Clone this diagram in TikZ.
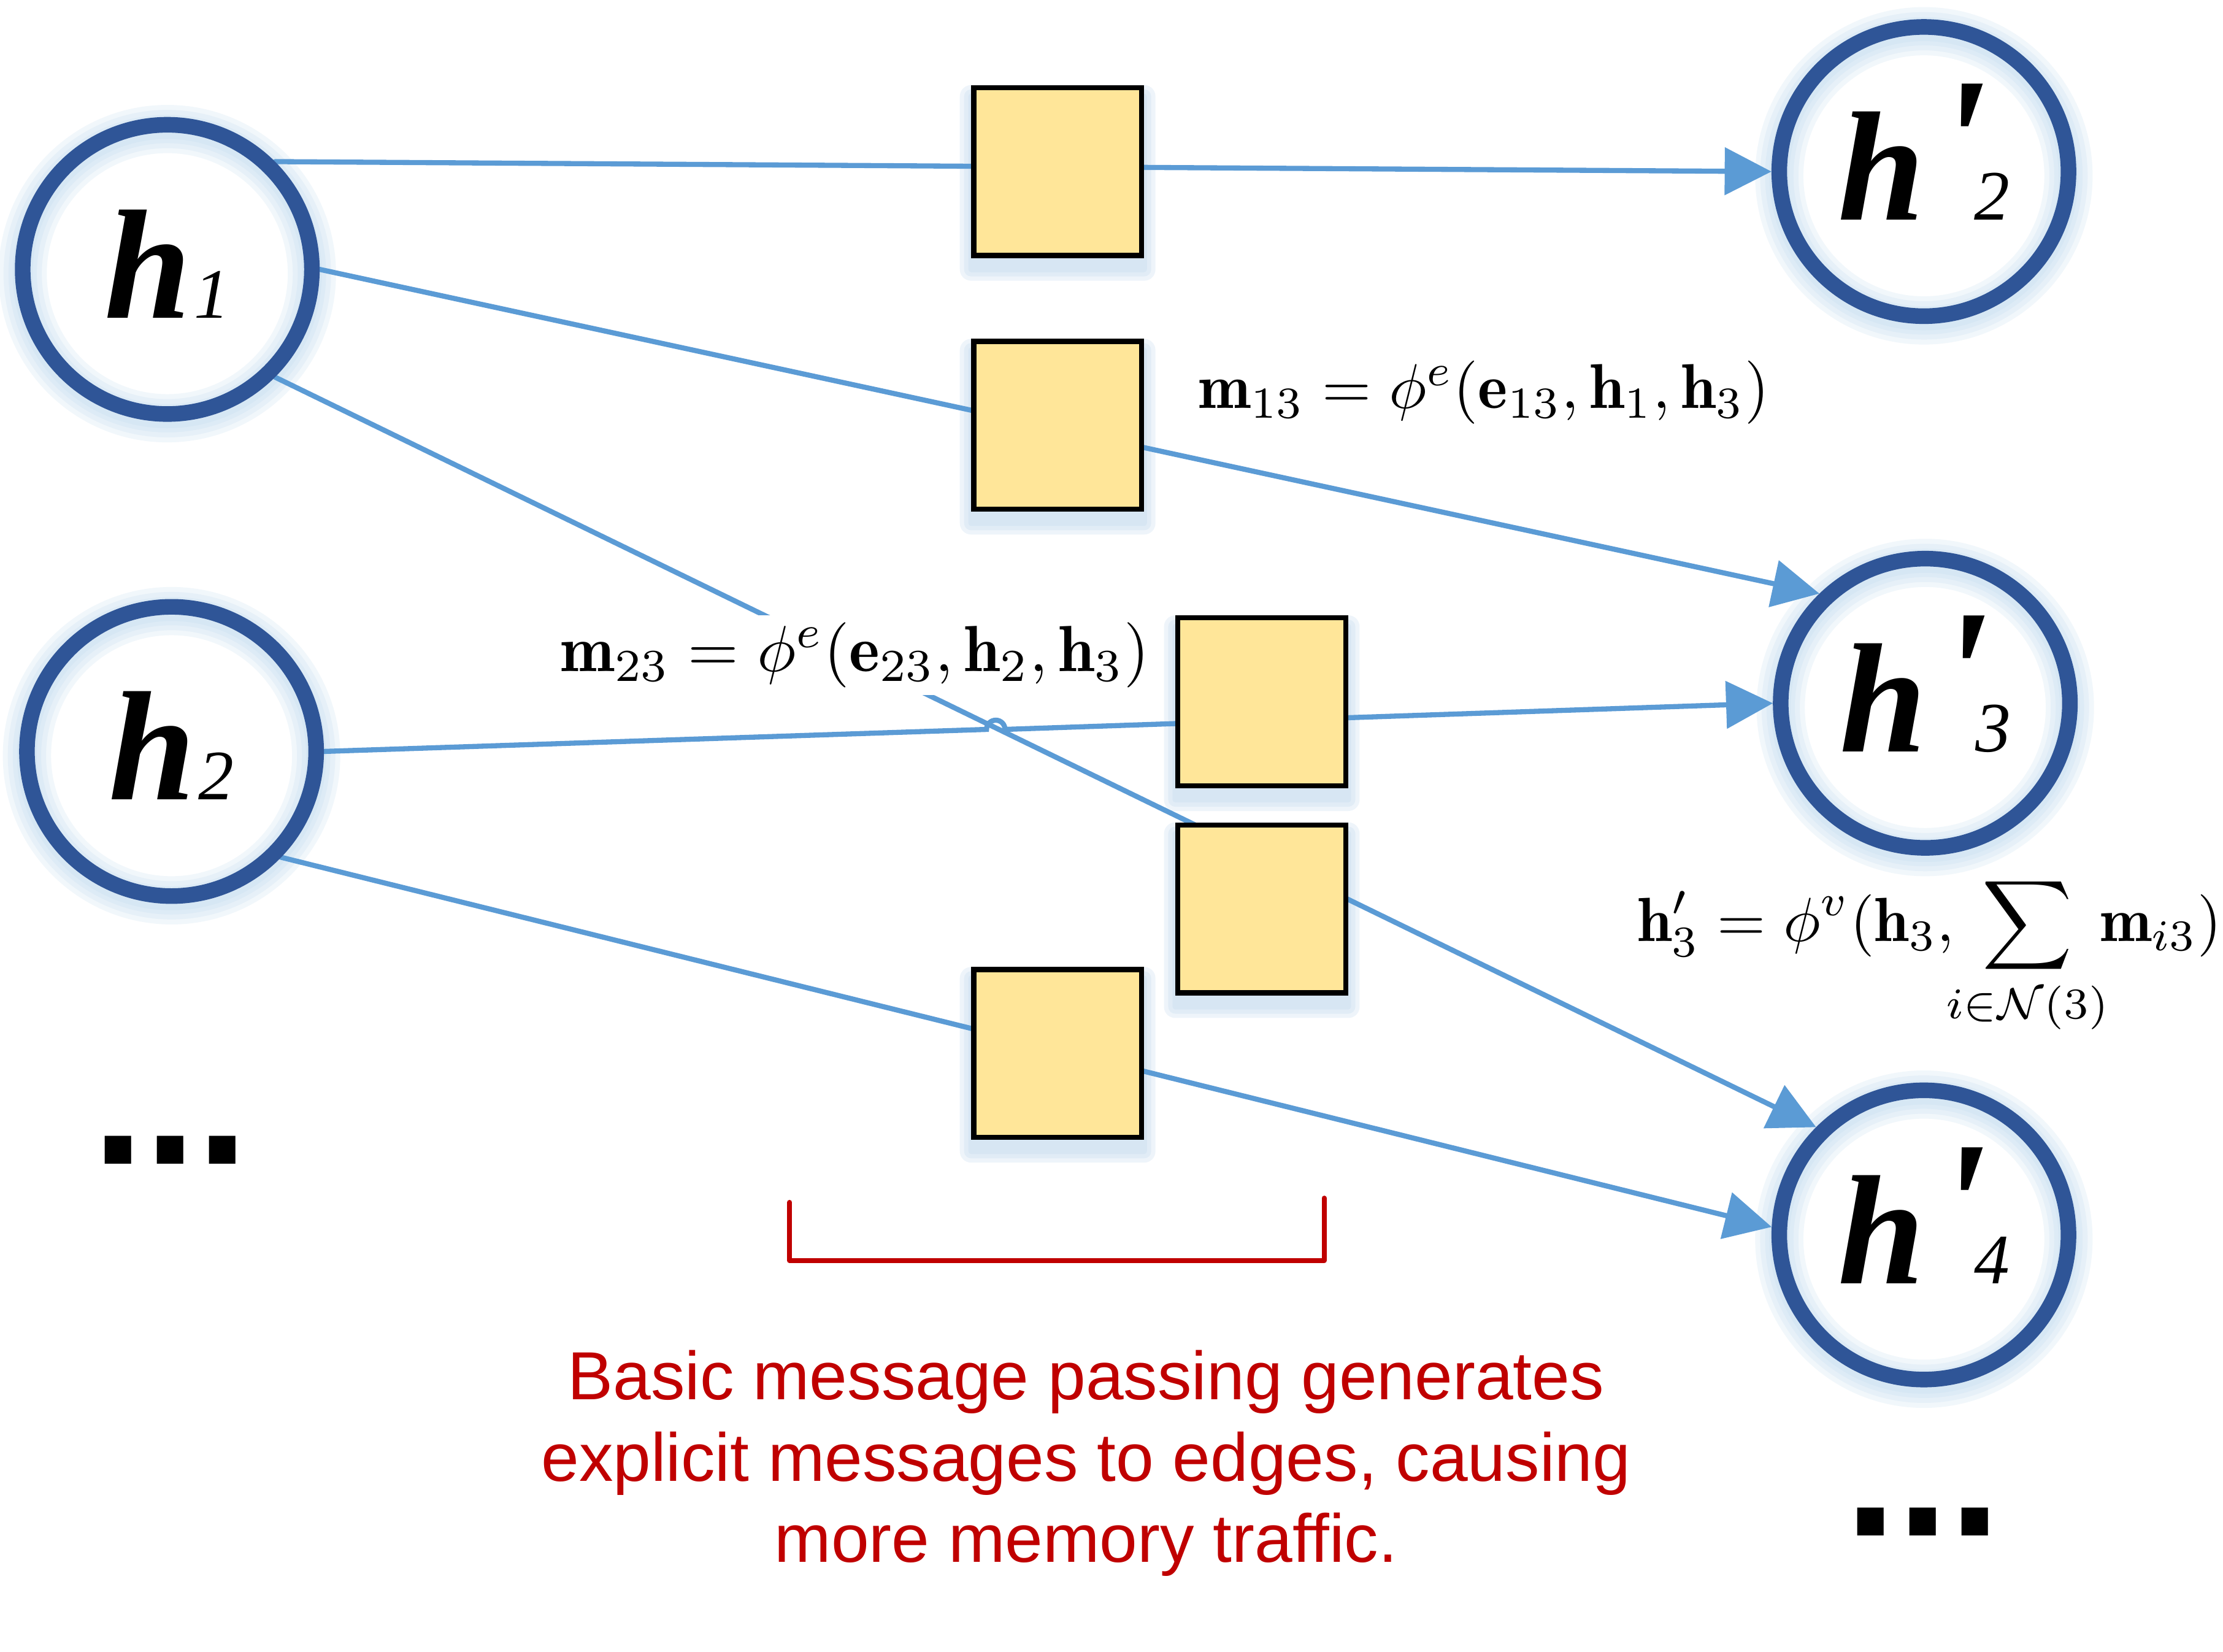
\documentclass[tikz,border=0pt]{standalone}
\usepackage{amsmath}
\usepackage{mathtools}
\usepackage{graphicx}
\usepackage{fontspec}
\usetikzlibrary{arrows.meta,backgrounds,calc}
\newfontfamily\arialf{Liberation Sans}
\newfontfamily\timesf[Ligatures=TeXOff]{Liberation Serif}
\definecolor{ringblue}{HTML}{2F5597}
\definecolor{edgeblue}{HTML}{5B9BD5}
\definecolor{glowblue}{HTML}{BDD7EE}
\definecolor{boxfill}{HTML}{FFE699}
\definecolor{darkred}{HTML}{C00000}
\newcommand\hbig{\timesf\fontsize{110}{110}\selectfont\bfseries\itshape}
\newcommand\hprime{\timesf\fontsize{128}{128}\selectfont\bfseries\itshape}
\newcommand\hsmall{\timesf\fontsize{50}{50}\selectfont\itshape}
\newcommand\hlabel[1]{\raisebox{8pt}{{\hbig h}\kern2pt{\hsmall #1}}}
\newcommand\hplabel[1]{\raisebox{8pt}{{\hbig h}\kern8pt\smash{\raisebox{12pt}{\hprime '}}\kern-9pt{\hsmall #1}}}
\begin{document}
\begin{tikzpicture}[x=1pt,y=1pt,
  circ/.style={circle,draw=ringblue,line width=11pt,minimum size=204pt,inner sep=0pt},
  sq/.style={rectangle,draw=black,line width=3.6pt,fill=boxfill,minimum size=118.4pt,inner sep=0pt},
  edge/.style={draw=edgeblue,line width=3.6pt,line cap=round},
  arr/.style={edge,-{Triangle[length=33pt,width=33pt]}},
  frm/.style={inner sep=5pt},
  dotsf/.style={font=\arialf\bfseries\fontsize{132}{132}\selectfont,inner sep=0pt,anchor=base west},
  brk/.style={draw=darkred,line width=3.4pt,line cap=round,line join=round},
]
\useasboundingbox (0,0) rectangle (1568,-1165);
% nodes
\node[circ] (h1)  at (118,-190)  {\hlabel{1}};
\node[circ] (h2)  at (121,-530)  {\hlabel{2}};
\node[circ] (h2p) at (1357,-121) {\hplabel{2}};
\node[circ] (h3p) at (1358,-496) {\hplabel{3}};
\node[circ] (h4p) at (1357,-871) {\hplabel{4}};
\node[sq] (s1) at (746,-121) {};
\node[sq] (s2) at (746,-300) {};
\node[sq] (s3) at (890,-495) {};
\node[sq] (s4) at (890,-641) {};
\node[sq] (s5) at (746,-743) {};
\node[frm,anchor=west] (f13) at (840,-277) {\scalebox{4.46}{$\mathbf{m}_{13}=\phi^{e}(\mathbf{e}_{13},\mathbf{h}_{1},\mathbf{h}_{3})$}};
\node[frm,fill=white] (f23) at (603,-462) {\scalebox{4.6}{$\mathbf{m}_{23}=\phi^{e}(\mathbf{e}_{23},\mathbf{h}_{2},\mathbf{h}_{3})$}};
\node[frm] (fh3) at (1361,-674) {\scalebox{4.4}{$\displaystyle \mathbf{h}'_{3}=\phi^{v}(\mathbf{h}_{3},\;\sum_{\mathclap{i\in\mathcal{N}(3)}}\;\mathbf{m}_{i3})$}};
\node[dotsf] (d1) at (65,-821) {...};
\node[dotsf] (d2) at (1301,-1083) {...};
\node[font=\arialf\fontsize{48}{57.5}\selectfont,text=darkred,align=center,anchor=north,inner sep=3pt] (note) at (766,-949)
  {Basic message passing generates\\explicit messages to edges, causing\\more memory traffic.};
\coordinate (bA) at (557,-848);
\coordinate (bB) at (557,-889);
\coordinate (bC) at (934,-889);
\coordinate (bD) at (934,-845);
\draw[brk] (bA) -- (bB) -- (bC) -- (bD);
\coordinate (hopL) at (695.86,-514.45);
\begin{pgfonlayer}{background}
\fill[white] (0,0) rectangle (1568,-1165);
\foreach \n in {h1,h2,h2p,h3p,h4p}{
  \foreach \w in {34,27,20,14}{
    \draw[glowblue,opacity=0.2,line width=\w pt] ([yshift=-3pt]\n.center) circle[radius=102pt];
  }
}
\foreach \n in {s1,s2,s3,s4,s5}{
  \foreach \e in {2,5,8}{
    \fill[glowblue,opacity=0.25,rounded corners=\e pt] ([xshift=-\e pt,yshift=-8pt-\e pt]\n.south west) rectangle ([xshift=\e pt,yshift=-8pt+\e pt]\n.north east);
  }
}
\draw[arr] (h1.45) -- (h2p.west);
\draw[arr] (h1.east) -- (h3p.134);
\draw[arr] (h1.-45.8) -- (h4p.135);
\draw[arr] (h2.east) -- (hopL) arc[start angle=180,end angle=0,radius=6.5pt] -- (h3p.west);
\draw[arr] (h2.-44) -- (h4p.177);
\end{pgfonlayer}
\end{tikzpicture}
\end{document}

## WHAT IS BEING ASKED
Extract the full listing above verbatim; pictures are to be left out of the copy.

## TASK RESULT
Clone this diagram in TikZ.
\documentclass[tikz,border=0pt]{standalone}
\usepackage{amsmath}
\usepackage{mathtools}
\usepackage{graphicx}
\usepackage{fontspec}
\usetikzlibrary{arrows.meta,backgrounds,calc}
\newfontfamily\arialf{Liberation Sans}
\newfontfamily\timesf[Ligatures=TeXOff]{Liberation Serif}
\definecolor{ringblue}{HTML}{2F5597}
\definecolor{edgeblue}{HTML}{5B9BD5}
\definecolor{glowblue}{HTML}{BDD7EE}
\definecolor{boxfill}{HTML}{FFE699}
\definecolor{darkred}{HTML}{C00000}
\newcommand\hbig{\timesf\fontsize{110}{110}\selectfont\bfseries\itshape}
\newcommand\hprime{\timesf\fontsize{128}{128}\selectfont\bfseries\itshape}
\newcommand\hsmall{\timesf\fontsize{50}{50}\selectfont\itshape}
\newcommand\hlabel[1]{\raisebox{8pt}{{\hbig h}\kern2pt{\hsmall #1}}}
\newcommand\hplabel[1]{\raisebox{8pt}{{\hbig h}\kern8pt\smash{\raisebox{12pt}{\hprime '}}\kern-9pt{\hsmall #1}}}
\begin{document}
\begin{tikzpicture}[x=1pt,y=1pt,
  circ/.style={circle,draw=ringblue,line width=11pt,minimum size=204pt,inner sep=0pt},
  sq/.style={rectangle,draw=black,line width=3.6pt,fill=boxfill,minimum size=118.4pt,inner sep=0pt},
  edge/.style={draw=edgeblue,line width=3.6pt,line cap=round},
  arr/.style={edge,-{Triangle[length=33pt,width=33pt]}},
  frm/.style={inner sep=5pt},
  dotsf/.style={font=\arialf\bfseries\fontsize{132}{132}\selectfont,inner sep=0pt,anchor=base west},
  brk/.style={draw=darkred,line width=3.4pt,line cap=round,line join=round},
]
\useasboundingbox (0,0) rectangle (1568,-1165);
% nodes
\node[circ] (h1)  at (118,-190)  {\hlabel{1}};
\node[circ] (h2)  at (121,-530)  {\hlabel{2}};
\node[circ] (h2p) at (1357,-121) {\hplabel{2}};
\node[circ] (h3p) at (1358,-496) {\hplabel{3}};
\node[circ] (h4p) at (1357,-871) {\hplabel{4}};
\node[sq] (s1) at (746,-121) {};
\node[sq] (s2) at (746,-300) {};
\node[sq] (s3) at (890,-495) {};
\node[sq] (s4) at (890,-641) {};
\node[sq] (s5) at (746,-743) {};
\node[frm,anchor=west] (f13) at (840,-277) {\scalebox{4.46}{$\mathbf{m}_{13}=\phi^{e}(\mathbf{e}_{13},\mathbf{h}_{1},\mathbf{h}_{3})$}};
\node[frm,fill=white] (f23) at (603,-462) {\scalebox{4.6}{$\mathbf{m}_{23}=\phi^{e}(\mathbf{e}_{23},\mathbf{h}_{2},\mathbf{h}_{3})$}};
\node[frm] (fh3) at (1361,-674) {\scalebox{4.4}{$\displaystyle \mathbf{h}'_{3}=\phi^{v}(\mathbf{h}_{3},\;\sum_{\mathclap{i\in\mathcal{N}(3)}}\;\mathbf{m}_{i3})$}};
\node[dotsf] (d1) at (65,-821) {...};
\node[dotsf] (d2) at (1301,-1083) {...};
\node[font=\arialf\fontsize{48}{57.5}\selectfont,text=darkred,align=center,anchor=north,inner sep=3pt] (note) at (766,-949)
  {Basic message passing generates\\explicit messages to edges, causing\\more memory traffic.};
\coordinate (bA) at (557,-848);
\coordinate (bB) at (557,-889);
\coordinate (bC) at (934,-889);
\coordinate (bD) at (934,-845);
\draw[brk] (bA) -- (bB) -- (bC) -- (bD);
\coordinate (hopL) at (695.86,-514.45);
\begin{pgfonlayer}{background}
\fill[white] (0,0) rectangle (1568,-1165);
\foreach \n in {h1,h2,h2p,h3p,h4p}{
  \foreach \w in {34,27,20,14}{
    \draw[glowblue,opacity=0.2,line width=\w pt] ([yshift=-3pt]\n.center) circle[radius=102pt];
  }
}
\foreach \n in {s1,s2,s3,s4,s5}{
  \foreach \e in {2,5,8}{
    \fill[glowblue,opacity=0.25,rounded corners=\e pt] ([xshift=-\e pt,yshift=-8pt-\e pt]\n.south west) rectangle ([xshift=\e pt,yshift=-8pt+\e pt]\n.north east);
  }
}
\draw[arr] (h1.45) -- (h2p.west);
\draw[arr] (h1.east) -- (h3p.134);
\draw[arr] (h1.-45.8) -- (h4p.135);
\draw[arr] (h2.east) -- (hopL) arc[start angle=180,end angle=0,radius=6.5pt] -- (h3p.west);
\draw[arr] (h2.-44) -- (h4p.177);
\end{pgfonlayer}
\end{tikzpicture}
\end{document}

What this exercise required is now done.